O
brasileiro é um crente desesperado na meritocracia
Não deve ser coincidência que um dos países mais desiguais do mundo tem também fé inabalável na meritocracia. Tudo que você quiser você pode alcançar; basta querer.
De
música da Xuxa a palestra motivacional do mundo corporativo, você já ouviu variantes
disso. A promessa do sucesso
baseado unicamente no mérito individual está em toda parte.
Está
na autoajuda vendida por coaches, pelos gurus de finanças com suas fórmulas de
day trade e por vendedores de esquemas de pirâmide, todos prometendo riqueza
fácil. O discurso do mérito individual é o que alimenta as indústrias
aparentemente tão opostas do empreendedorismo (com suas estrelas, livros e
cursos de sucesso) e do mundo concurseiro. "Só não passa quem
desiste", diz um mantra concurseiro. Ou —vale completar— quem morre.
Seja
para montar um negócio brilhante ou para ingressar no paraíso do serviço
público estável, a regra é a mesma: trabalhar e estudar enquanto os outros
dormem, dar tudo de si, sacrificar o que for necessário e, acima de tudo,
acreditar. Esportistas, músicos, blogueiros de Instagram, youtubers; todos
entoam a mesma melodia.
Esse discurso funciona para quem o vende: para o empreendedor cujo empreendimento é ensinar empreendedorismo. Para quem compra, nem tanto. Os esquemas de pirâmide aqui se multiplicam e adotam mil roupagens.
De
shakes dietéticos e produtos de beleza a grupos de espiritualidade feminina. É
um tentando ganhar às custas dos outros, num jogo em que, necessariamente, para
um ganhar, vários têm que perder. E os que terminam por cima ainda escrevem
livro e vendem curso passando adiante suas lições.
Não
é só na vida terrena que a crença na meritocracia nos governa. Ela molda também
nossa relação com o mundo espiritual. Creia em Deus com fé inabalável, doe
bastante dízimo, que Ele lhe recompensará. Fora do espectro cristão a mesma
regra vale: esprema qualquer grupo ou doutrina esotéricos e você descobrirá,
escondida por trás de muitos mistérios, a velha Lei da Atração: o universo lhe
dará aquilo que você deseja ou mentaliza. Se ficou doente ou perdeu o emprego,
bem, talvez você devesse ter atraído energias melhores.
Quem
não ganha dinheiro é vagabundo. Quem morre de doença é fraco. O brasileiro é um
crente desesperado na meritocracia. Quem está por baixo, para manter viva a
esperança de subir. Quem está por cima, para justificar sua própria situação.

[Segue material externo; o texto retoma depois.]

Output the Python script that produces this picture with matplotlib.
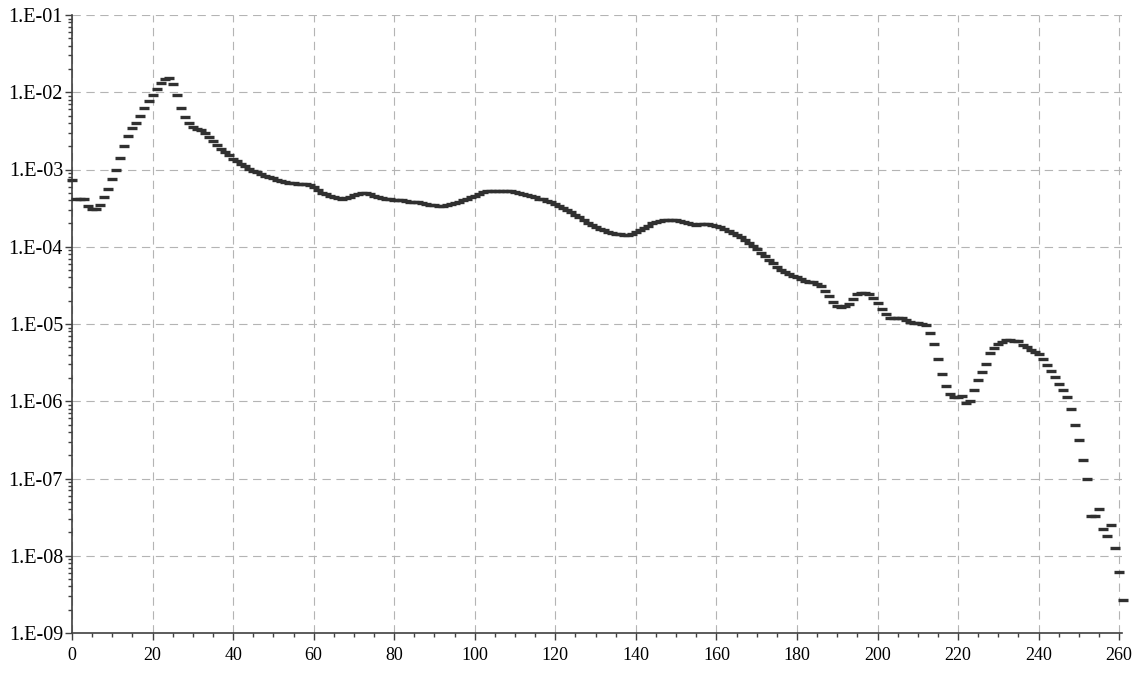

Só que isso está nos matando.
Comprar armas
de fogo, não tomar
vacina, não usar máscara, dirigir alucinado pelas estradas, desmatar
e poluir livremente. Se eu quero, eu posso. A segurança pública vai mal? Mais
armas na mão. A educação pública vai mal? Libera o
homeschooling. Consequências sociais negativas, efeitos nocivos de
longo prazo? "E daí, quer que eu faça o quê?" O ganho de curtíssimo
prazo de alguns consome o ganho de longo prazo de todos.
A
crença meritocrática parte de algo positivo: o desejo de criar, de conquistar,
de ir além; a ambição que leva ao crescimento. Competir, dentro de certos
limites, é bom.
A
ambição pessoal é um motor que não deve ser sufocado. Trabalhar, empreender e
criar são marcas nacionais. Mas o excesso está nos matando: uma overdose tóxica
de coaches, blogueiras, pastores, empreendedores de palco e esquemas de
pirâmide que nos pinta, como ideal de sociedade, a lei da selva. Falta alguém
que reconheça o óbvio —não, não é possível todos "chegarem lá"— e
tire as consequência políticas disso.
*Joel Pinheiro da Fonseca, Economista, mestre em filosofia pela USP.